As much as I would like to trade this past year in, I wouldn’t dare. The God I knew last January was not as mighty, as sovereign, as powerful, as loving, or merciful as the God I know now. He hasn't changed, but oh how I have.
As much as I wish I could, I wouldn't trade it.
Christ's promises are way better than the promises of a New Year.
Sunday, April 10, 2016
Joy in every circumstance
written 12/06/2015
I have always been a social person, an extrovert. I love to be around people.
So, it is very different for me to be so anxious and uncomfortable in social situations. But alas, I am.
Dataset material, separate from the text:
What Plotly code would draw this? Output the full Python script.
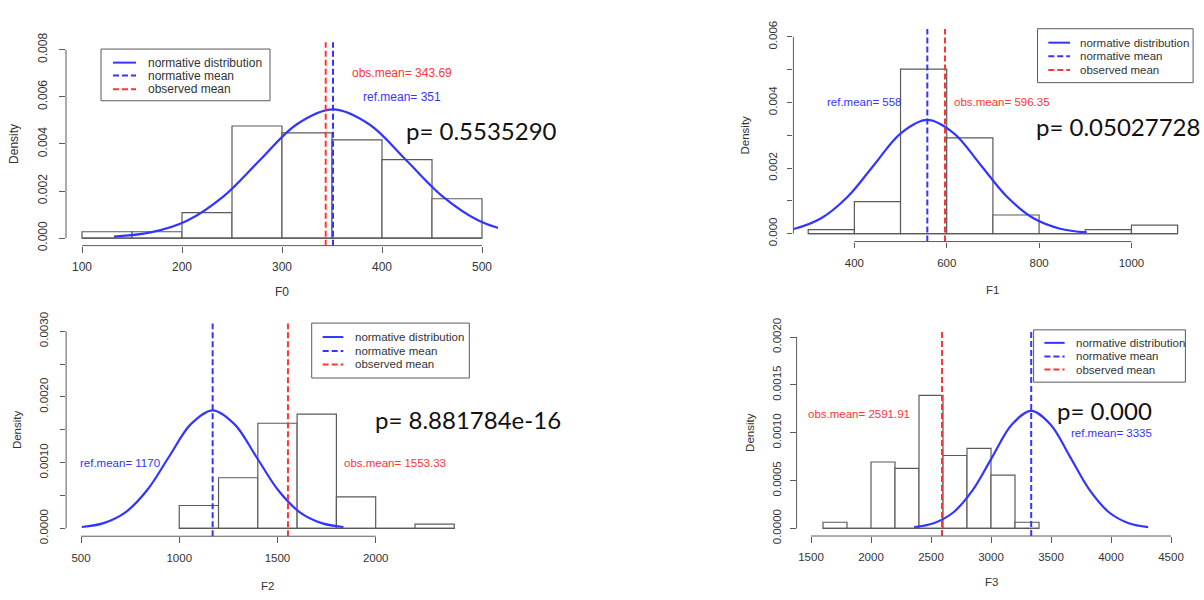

I get nervous thinking about them. I have many anxious moments in the days leading up to social gatherings. It doesn’t matter who it is with, even my closest friends. Family in a big group. It doesn’t matter, I get anxious.
I think of the pity glances. The things people will say that will unknowingly make me uncomfortable. The questions and small talk that will make my skin crawl. The eye contact I will now try to avoid. The “encouragement” I will try to talk over to shield my ears. The drained feeling I will have when I leave from acting like I am someone I am not anymore.
A majority of the time these thoughts and feelings are unfounded and I leave feeling more full. And, sometimes not. When strangers ask if you have kids and it isn’t your party so you have to say no to keep the attention away from you and then you feel as though you are going to throw up because you surely do have children... the fact that everything is so hard is evidence.
We had Friendsgiving in Columbia this weekend. I was anxious. It is really hard for me to communicate that. To say that I am scared to see my friends because I feel different and I haven’t seen them. So, instead I sit in the passenger seat and think about it for 3 hours and convince myself that I am alone in the world and then blow up as we pull in the drive…
cause that’s helpful.
Sometimes I forget that others love me. Maybe because some days it is hard to love myself. I was nervous for this weekend, but it was a great reminder that while losing my babies is a part of me, it is not who I am. Sometimes when I think of social situations I see myself wearing a name tag that says “Hi, I have failed to carry my two babies.” A weekend surrounded by and simply being loved by my best friends reminded me that I am not broken. My name tag says, “Hi, I am a child of God...” and He has taken care of the rest.
There is such joy in that, in every circumstance.